四、人口視角下我國低成本城市化模式的漸進式轉型路徑
人口流動視角下我國低成本城市化模式的轉型面臨財政約束和粗放型經濟發展方式的約束,這就使得我國城市化模式轉型只能是漸進式轉型。根據上述對于人口視角下我國低成本城市化模式形成原因的分析,在我國低成本城市化模式轉型方面應采取以下的對策:
(一)提高農村居民收入——我國低成本城市化模型轉型的推動力
在城鄉間勞動力流動的成本比較低的情況下,城鄉間收入水平會存在相互影響的關系。
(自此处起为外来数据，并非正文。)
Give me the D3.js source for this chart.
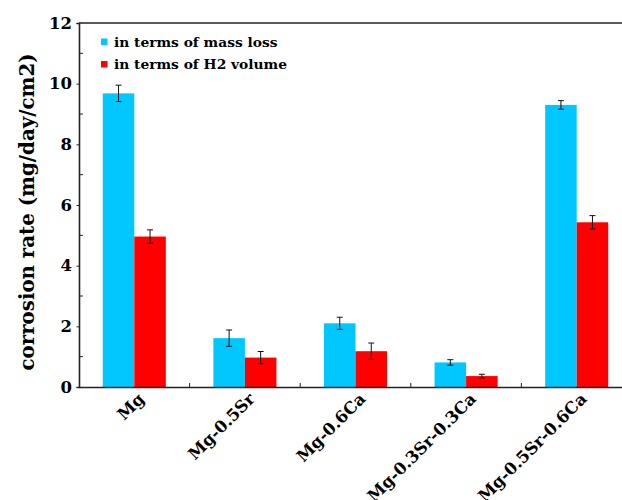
<!DOCTYPE html>
<html>
<head>
<meta charset="utf-8">
<script src="https://cdn.jsdelivr.net/npm/d3@7"></script>
<style>
  html, body { margin: 0; padding: 0; background: #fff; }
  svg { display: block; }
  text { font-family: "DejaVu Serif", serif; font-weight: bold; fill: #000; }
</style>
</head>
<body>
<svg id="chart" width="622" height="500"></svg>
<script>
// Corrosion rate of Mg alloys, two measurement methods
const categories = ["Mg", "Mg-0.5Sr", "Mg-0.6Ca", "Mg-0.3Sr-0.3Ca", "Mg-0.5Sr-0.6Ca"];
const seriesNames = ["in terms of mass loss", "in terms of H2 volume"];
const massLoss    = [9.68, 1.61, 2.10, 0.81, 9.30];
const massLossErr = [0.27, 0.27, 0.20, 0.09, 0.14];
const h2Volume    = [4.96, 0.97, 1.18, 0.36, 5.43];
const h2VolumeErr = [0.22, 0.20, 0.27, 0.06, 0.22];
const yTicks = [0, 2, 4, 6, 8, 10, 12];
const yMinorTicks = [1, 3, 5, 7, 9, 11];
const colors = ["#00C8FF", "#FF0000"];

const svg = d3.select("#chart");
const plotLeft = 79, plotTop = 23, plotBottom = 387, plotRight = 632;

const x = d3.scaleBand().domain(categories).range([plotLeft, plotRight]).padding(0);
const sub = d3.scaleBand().domain(seriesNames)
  .range([x.bandwidth() * 0.215, x.bandwidth() * 0.785]).padding(0);
const y = d3.scaleLinear().domain([0, 12]).range([plotBottom, plotTop]);

const series = [
  { name: seriesNames[0], values: massLoss, errs: massLossErr, color: colors[0] },
  { name: seriesNames[1], values: h2Volume, errs: h2VolumeErr, color: colors[1] }
];

// bars
series.forEach(s => {
  const g = svg.append("g");
  g.selectAll("rect").data(categories).join("rect")
    .attr("x", c => x(c) + sub(s.name))
    .attr("width", sub.bandwidth())
    .attr("y", (c, i) => y(s.values[i]))
    .attr("height", (c, i) => plotBottom - y(s.values[i]))
    .attr("fill", s.color);
});

// error bars
series.forEach(s => {
  const g = svg.append("g").attr("stroke", "#111").attr("stroke-width", 1);
  categories.forEach((c, i) => {
    const cx = x(c) + sub(s.name) + sub.bandwidth() / 2;
    const lo = y(s.values[i] - s.errs[i]), hi = y(s.values[i] + s.errs[i]);
    g.append("line").attr("x1", cx).attr("x2", cx).attr("y1", lo).attr("y2", hi);
    g.append("line").attr("x1", cx - 3).attr("x2", cx + 3).attr("y1", lo).attr("y2", lo);
    g.append("line").attr("x1", cx - 3).attr("x2", cx + 3).attr("y1", hi).attr("y2", hi);
  });
});

// y axis: short outward major ticks, inward minor ticks
const yAxis = svg.append("g").attr("transform", `translate(${plotLeft},0)`)
  .call(d3.axisLeft(y).tickValues(yTicks).tickSize(2.5).tickPadding(4.5));
yAxis.select(".domain").attr("stroke", "#222").attr("stroke-width", 1.6);
yAxis.selectAll(".tick line").attr("stroke", "#222");
yAxis.selectAll(".tick text").style("font-size", "16.5px");
svg.append("g").selectAll("line").data(yMinorTicks).join("line")
  .attr("x1", plotLeft).attr("x2", plotLeft + 4)
  .attr("y1", d => y(d)).attr("y2", d => y(d))
  .attr("stroke", "#222").attr("stroke-width", 1);

// x axis
const xAxis = svg.append("g").attr("transform", `translate(0,${plotBottom})`)
  .call(d3.axisBottom(x).tickSize(0).tickFormat(""));
xAxis.select(".domain").attr("stroke", "#222").attr("stroke-width", 1.6);
svg.append("g").selectAll("line").data(categories.slice(1)).join("line")
  .attr("x1", c => x(c)).attr("x2", c => x(c))
  .attr("y1", plotBottom).attr("y2", plotBottom - 4)
  .attr("stroke", "#222").attr("stroke-width", 1);
svg.append("g").selectAll("text").data(categories).join("text")
  .attr("transform", c => `translate(${x(c) + x.bandwidth() / 2 + 11},${plotBottom + 13}) rotate(-45)`)
  .attr("text-anchor", "end")
  .style("font-size", "16.5px")
  .text(c => c);

// top frame line
svg.append("line").attr("x1", plotLeft).attr("x2", plotRight).attr("y1", plotTop).attr("y2", plotTop)
  .attr("stroke", "#222").attr("stroke-width", 1.6);

// y axis title
svg.append("text")
  .attr("transform", `translate(34,212) rotate(-90)`)
  .attr("text-anchor", "middle")
  .style("font-size", "19.8px")
  .text("corrosion rate (mg/day/cm2)");

// legend
const legend = svg.append("g");
series.forEach((s, i) => {
  const ly = 42 + i * 22.5;
  legend.append("rect").attr("x", 101).attr("y", ly - 3.5).attr("width", 6.5).attr("height", 6.5)
    .attr("fill", s.color);
  legend.append("text").attr("x", 114).attr("y", ly + 4.8)
    .style("font-size", "13.8px").text(s.name);
});
</script>
</body>
</html>
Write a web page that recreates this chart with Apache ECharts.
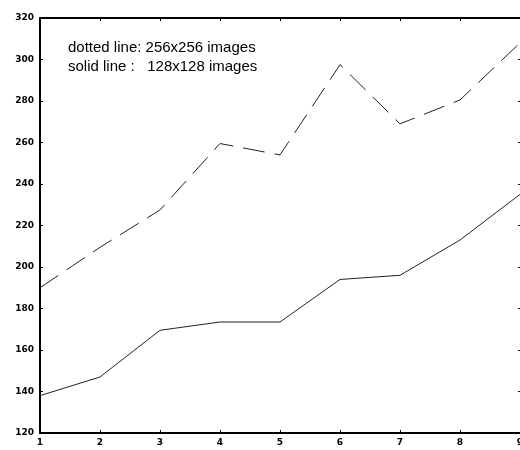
<!DOCTYPE html>
<html>
<head>
<meta charset="utf-8">
<script src="https://cdn.jsdelivr.net/npm/echarts@6/dist/echarts.min.js"></script>
<style>html,body{margin:0;padding:0;background:#fff}#c{width:520px;height:450px}</style>
</head>
<body>
<div id="c"></div>
<script>
var xValues = [1, 2, 3, 4, 5, 6, 7, 8, 9];
var dotted256 = [190, 209.5, 227.5, 259.5, 254, 297.5, 269, 280.5, 308];
var solid128 = [138, 147, 169.5, 173.5, 173.5, 194, 196, 213, 235];
var legendLines = ['dotted line: 256x256 images', 'solid line :   128x128 images'];

function pairs(xs, ys) { return xs.map(function (x, i) { return [x, ys[i]]; }); }

var labelFont = { color: '#000', fontFamily: 'DejaVu Sans', fontWeight: 'bold', fontSize: 9 };
var chart = echarts.init(document.getElementById('c'), null, { renderer: 'canvas' });
chart.setOption({
  animation: false,
  backgroundColor: '#fff',
  grid: { left: 40, right: 0, top: 18, bottom: 17, containLabel: false, outerBoundsMode: 'none' },
  xAxis: [{
    type: 'value', min: 1, max: 9, interval: 1, position: 'bottom',
    axisLine: { show: true, onZero: false, lineStyle: { color: '#000', width: 2 } },
    axisTick: { show: true, inside: true, length: 3, lineStyle: { color: '#000' } },
    axisLabel: Object.assign({ margin: 5 }, labelFont),
    splitLine: { show: false }
  }, {
    type: 'value', min: 1, max: 9, interval: 1, position: 'top',
    axisLine: { show: true, onZero: false, lineStyle: { color: '#000', width: 2 } },
    axisTick: { show: true, inside: true, length: 3, lineStyle: { color: '#000' } },
    axisLabel: { show: false },
    splitLine: { show: false }
  }],
  yAxis: [{
    type: 'value', min: 120, max: 320, interval: 20, position: 'left',
    axisLine: { show: true, onZero: false, lineStyle: { color: '#000', width: 2 } },
    axisTick: { show: true, inside: true, length: 3, lineStyle: { color: '#000' } },
    axisLabel: Object.assign({ margin: 6 }, labelFont),
    splitLine: { show: false }
  }, {
    type: 'value', min: 120, max: 320, interval: 20, position: 'right',
    axisLine: { show: false },
    axisTick: { show: true, inside: true, length: 2, lineStyle: { color: '#000' } },
    axisLabel: { show: false },
    splitLine: { show: false }
  }],
  graphic: [
    { type: 'text', left: 68, top: 40, style: { text: legendLines[0], fill: '#000', font: '15px "Liberation Sans", Arial, sans-serif' } },
    { type: 'text', left: 68, top: 59, style: { text: legendLines[1], fill: '#000', font: '15px "Liberation Sans", Arial, sans-serif' } }
  ],
  series: [{
    type: 'line', data: pairs(xValues, dotted256), symbol: 'none',
    lineStyle: { color: '#222', width: 1, type: [22, 10] }
  }, {
    type: 'line', data: pairs(xValues, solid128), symbol: 'none',
    lineStyle: { color: '#222', width: 1 }
  }]
});
</script>
</body>
</html>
此前出現的幾輪“民工荒”并不是真地缺乏農民工,或者說農村的過剩人口已經吸收完畢,而是在當時的工資水平下難以招聘到足夠多的農民工,“民工荒”的出現已經切實提高了城市農民工的收入水平。在全社會高度關注“三農問題”的情況下,社會應該加大投入,提高農民的收入,這會成為人口視角下低成本城市化模式轉型的巨大推動力。
(二)分步驟提供平等的社會保障及公共服務
為進城農民工提供平等的社會保障及公共服務是學者們目前最為關注的問題,這也是農民工融入城市的前提。當前,很多學者主張盡快給予農民工城市戶籍,這種方式有利于讓農民工盡快獲得平等的社會保障及公共服務,但受到城市政府財力的限制。應考慮農民工關注問題的程度,優先提高農民工就業及工作能力,考慮政府的支付能力,本著先易后難的原則,在一定期限內按照以下順序分步驟向農民工提供平等的社會保障和公共服務:子女教育(幼兒園教育、義務教育、異地高考等);人力資本積累(就業培訓、職業教育、就業優惠、就業服務等);社會保障(醫療保險、失業保險、養老保險、最低生活保障等);住房保障(廉租房、公租房、經濟適用房等)。
(三)農民工就業產業的漸進式升級
在農民工提高收入、融入城市等問題上,理論界及實踐界將更多注意力放在戶籍制度與社會保障及公共服務的提供上,但試圖僅僅依靠再分配及政府服務來達到目標是很困難的,關鍵仍然在于生產領域,這就需要改變我國粗放型的城市化模式及經濟發展模式,切實推動產業升級。
要進行產業升級,就需要打破傳統的產業經營模式及對其的路徑依賴,而產業經營模式改變的難易程度又取決于以下三個因素:(1)技術水平,產業技術技術水平的提升可能需要較長的時間才能完成;(2)購買者的支付能力,在消費者收入短期變化不大的情況下,消費者的支付意愿與產品檔次的劃分(人們愿意為更高檔次的商品支付更高價格)及服務質量(消費者愿意為產品或服務質量的改進支付更高價格)有關;(3)其他因素,如競爭等(競爭越激烈,提高產品價格的難度就越大)。根據這三個因素(見表2),結合農民工就業的主要行業(見表3),我們可以設計出分產業的有步驟的漸進式產業升級順序:居民服務和其他服務業——住宿餐飲業——交通運輸、倉儲和郵政業——建筑業——批發零售業——制造業。對于這些行業,政府應通過行業協會、相關服務機構等制定強制性的行業服務規范,如檔次劃分及標準、價格標準、勞動者準入資格等,迫使行業提高服務質量,提供更高檔次的服務。在服務或商品價格提高后企業有能力投入更多資源用于勞動者的教育和培訓,最終達到產業升級及提高勞動者收入的目標。
五、結論
我國的低成本城市化模式是由我國的經濟社會條件決定的,并與我國粗放型經濟發展模式相輔相成。我國低成本城市化模式的轉型面臨著財政約束和粗放型發展方式的約束,因此,我國低成本城市化模式的轉型只能采取漸進式的轉型方式:利用城鄉間相互作用的關系,通過提高農村居民收入為城市農民工收入提高注入強大推動力;考慮城市政府的財政能力,優先考慮提高農民工及其后代的發展能力,分步驟向其提供平等的社會保障和公共服務;打破傳統的產業經營模式及對其的路徑依賴,根據技術水平、消費者的支付能力及競爭的情況,采取各種措施分行業進行漸進式的產業升級。